Given data
────────────────────

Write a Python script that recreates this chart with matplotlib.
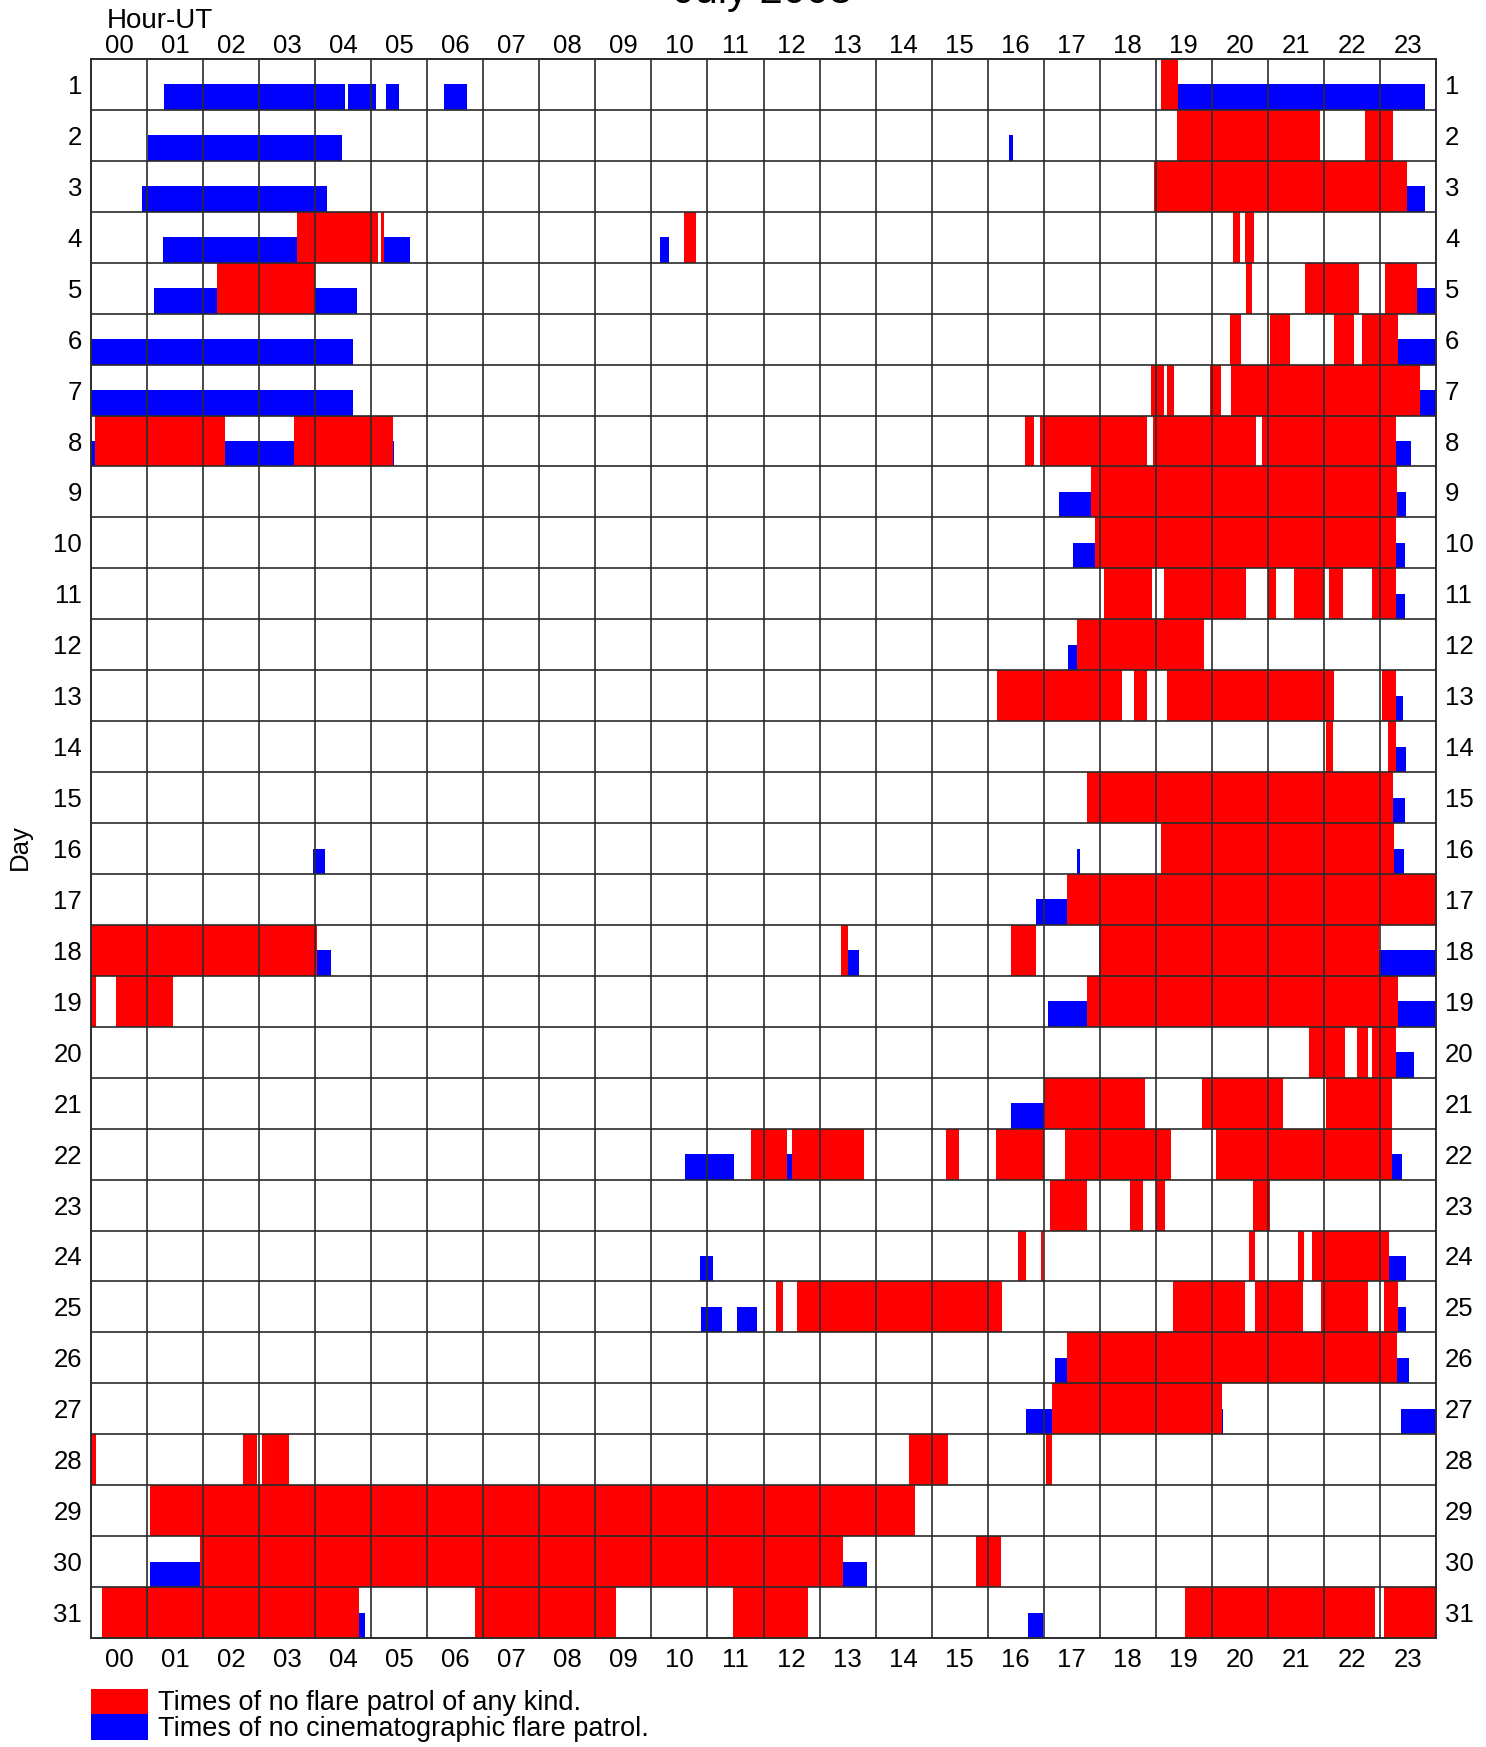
import matplotlib
matplotlib.use("Agg")
import matplotlib.pyplot as plt
from matplotlib.patches import Rectangle

plt.rcParams['font.family'] = ['Liberation Sans', 'DejaVu Sans']

# times of no flare patrol of any kind (day, start hour, end hour)
red_day = [1, 2, 2, 3,
           4, 4, 4, 4, 4,
           5, 5, 5, 5,
           6, 6, 6, 6,
           7, 7, 7, 7,
           8, 8, 8, 8, 8, 8,
           9, 10,
           11, 11, 11, 11, 11, 11,
           12,
           13, 13, 13, 13,
           14, 14, 15, 16, 17,
           18, 18, 18, 18,
           19, 19, 19,
           20, 20, 20,
           21, 21, 21,
           22, 22, 22, 22, 22, 22,
           23, 23, 23, 23,
           24, 24, 24, 24, 24,
           25, 25, 25, 25, 25, 25,
           26, 27,
           28, 28, 28, 28, 28,
           29, 30, 30,
           31, 31, 31, 31, 31]
red_start = [19.10, 19.37, 22.73, 18.96,
             3.68, 5.18, 10.59, 20.38, 20.59,
             2.25, 20.61, 21.67, 23.09,
             20.32, 21.04, 22.18, 22.68,
             18.91, 19.20, 19.96, 20.34,
             0.07, 3.62, 16.66, 16.93, 18.95, 20.90,
             17.85, 17.91,
             18.07, 19.14, 21.01, 21.46, 22.09, 22.85,
             17.59,
             16.16, 18.61, 19.20, 23.03,
             22.04, 23.14, 17.78, 19.09, 17.41,
             0.00, 13.39, 16.42, 17.99,
             0.00, 0.45, 17.78,
             21.73, 22.59, 22.85,
             17.00, 19.83, 22.03,
             11.77, 12.50, 15.25, 16.14, 17.38, 20.07,
             17.11, 18.54, 19.00, 20.73,
             16.55, 16.96, 20.66, 21.53, 21.78,
             12.23, 12.59, 19.30, 20.77, 21.95, 23.07,
             17.41, 17.14,
             0.00, 2.71, 3.06, 14.59, 17.04,
             1.05, 1.95, 15.79,
             0.20, 6.86, 11.45, 19.52, 23.07]
red_end = [19.39, 21.93, 23.23, 23.48,
           5.12, 5.22, 10.79, 20.50, 20.75,
           4.00, 20.72, 22.62, 23.66,
           20.52, 21.39, 22.54, 23.32,
           19.14, 19.33, 20.16, 23.72,
           2.40, 5.39, 16.82, 18.85, 20.79, 23.28,
           23.30, 23.28,
           18.93, 20.61, 21.14, 22.00, 22.34, 23.28,
           19.86,
           18.39, 18.85, 22.18, 23.28,
           22.16, 23.28, 23.23, 23.25, 24.00,
           4.03, 13.50, 16.86, 22.99,
           0.09, 1.46, 23.32,
           22.37, 22.78, 23.28,
           18.81, 21.27, 23.21,
           12.42, 13.80, 15.48, 17.00, 19.27, 23.21,
           17.78, 18.78, 19.17, 21.04,
           16.69, 16.99, 20.77, 21.64, 23.17,
           12.34, 16.26, 20.59, 21.63, 22.78, 23.32,
           23.30, 20.18,
           0.09, 2.96, 3.53, 15.30, 17.14,
           14.71, 13.41, 16.23,
           4.78, 9.36, 12.79, 22.91, 24.00]

# times of no cinematographic flare patrol
blue_day = [1, 1, 1, 1, 1,
            2, 2, 3, 3,
            4, 4, 4,
            5, 5, 5,
            6, 6, 7, 7, 8, 8,
            9, 9, 10, 10, 11, 12, 13, 14, 15,
            16, 16, 16, 17,
            18, 18, 18,
            19, 19, 20, 21,
            22, 22, 22,
            24, 24,
            25, 25, 25,
            26, 26, 27, 27,
            30, 30, 31, 31]
blue_start = [1.30, 4.59, 5.26, 6.30, 19.39,
              1.02, 16.38, 0.91, 23.48,
              1.29, 5.23, 10.16,
              1.12, 4.00, 23.66,
              0.00, 23.32, 0.00, 23.72, 0.00, 23.28,
              17.28, 23.30, 17.52, 23.28, 23.28, 17.43, 23.28, 23.28, 23.23,
              3.96, 17.60, 23.25, 16.87,
              4.03, 13.50, 22.99,
              17.07, 23.32, 23.28, 16.41,
              10.60, 12.42, 23.21,
              10.86, 23.17,
              10.89, 11.53, 23.32,
              17.21, 23.30, 16.68, 23.37,
              1.05, 13.41, 4.78, 16.72]
blue_end = [4.53, 5.09, 5.50, 6.71, 23.81,
            4.48, 16.46, 4.21, 23.80,
            3.68, 5.70, 10.31,
            2.25, 4.74, 24.00,
            4.67, 24.00, 4.67, 24.00, 5.41, 23.55,
            17.85, 23.47, 17.91, 23.44, 23.44, 17.59, 23.41, 23.47, 23.44,
            4.18, 17.64, 23.43, 17.41,
            4.28, 13.70, 24.00,
            17.78, 24.00, 23.61, 17.00,
            11.48, 12.50, 23.39,
            11.10, 23.47,
            11.26, 11.89, 23.47,
            17.41, 23.52, 20.20, 24.00,
            1.95, 13.84, 4.89, 16.98]

days = list(range(1, 32))
hour_labels = ["%02d" % h for h in range(24)]

W, H = 1486, 1747
fig = plt.figure(figsize=(W / 100, H / 100), dpi=100)
ax = fig.add_axes([91 / W, 1 - 1638 / H, 1345 / W, 1579 / H])

# blue sits in the lower half of each day row, red fills the whole row
ax.barh([d + 0.25 for d in blue_day], [e - s for s, e in zip(blue_start, blue_end)],
        left=blue_start, height=0.5, color="#0000ff", linewidth=0, zorder=1)
ax.barh(red_day, [e - s for s, e in zip(red_start, red_end)],
        left=red_start, height=1.0, color="#ff0000", linewidth=0, zorder=2)

ax.set_xlim(0, 24)
ax.set_ylim(31.5, 0.5)

gc = "#2b2b2b"
ax.vlines(range(1, 24), 0.5, 31.5, color=gc, linewidth=1.2, zorder=3)
ax.hlines([d + 0.5 for d in days[:-1]], 0, 24, color=gc, linewidth=1.2, zorder=3)
for s in ax.spines.values():
    s.set_color(gc)
    s.set_linewidth(1.4)

fs = 18.5
ticks = [h + 0.5 for h in range(24)]
ax.set_xticks(ticks)
ax.set_xticklabels(hour_labels, fontsize=fs)
ax.tick_params(axis="x", length=0, top=False, bottom=False,
               labeltop=False, labelbottom=True, pad=7)
top = ax.secondary_xaxis("top")
top.set_xticks(ticks)
top.set_xticklabels(hour_labels, fontsize=fs)
top.tick_params(length=0, pad=1)
top.spines["top"].set_visible(False)

ax.set_yticks(days)
ax.set_yticklabels([str(d) for d in days], fontsize=fs)
ax.tick_params(axis="y", length=0, left=False, right=False,
               labelleft=True, labelright=True, pad=6.5)

fig.text(763 / W, 1 - 3.5 / H, "July 2008", fontsize=30, ha="center", va="baseline")
fig.text(107 / W, 1 - 28 / H, "Hour-UT", fontsize=20, ha="left", va="baseline")
fig.text(20 / W, 1 - 847 / H, "Day", fontsize=fs, rotation=90, ha="center", va="center")

# legend
fig.patches.append(Rectangle((91 / W, 1 - 1714 / H), 57 / W, 25 / H,
                             transform=fig.transFigure, color="#ff0000", linewidth=0))
fig.patches.append(Rectangle((91 / W, 1 - 1740 / H), 57 / W, 26 / H,
                             transform=fig.transFigure, color="#0000ff", linewidth=0))
fig.text(158 / W, 1 - 1710 / H, "Times of no flare patrol of any kind.",
         fontsize=19.5, ha="left", va="baseline")
fig.text(158 / W, 1 - 1736 / H, "Times of no cinematographic flare patrol.",
         fontsize=19.5, ha="left", va="baseline")

fig.savefig("out.png", dpi=100)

────────────────────

What to produce
Go from the first line of the listing to the line holding "plt.rcParams['font.family'] = ['Liberation" and, please, transcribe those lines exactly, both included, with no pictures.

Solution for this exercise
Write a Python script that recreates this chart with matplotlib.
import matplotlib
matplotlib.use("Agg")
import matplotlib.pyplot as plt
from matplotlib.patches import Rectangle

plt.rcParams['font.family'] = ['Liberation Sans', 'DejaVu Sans']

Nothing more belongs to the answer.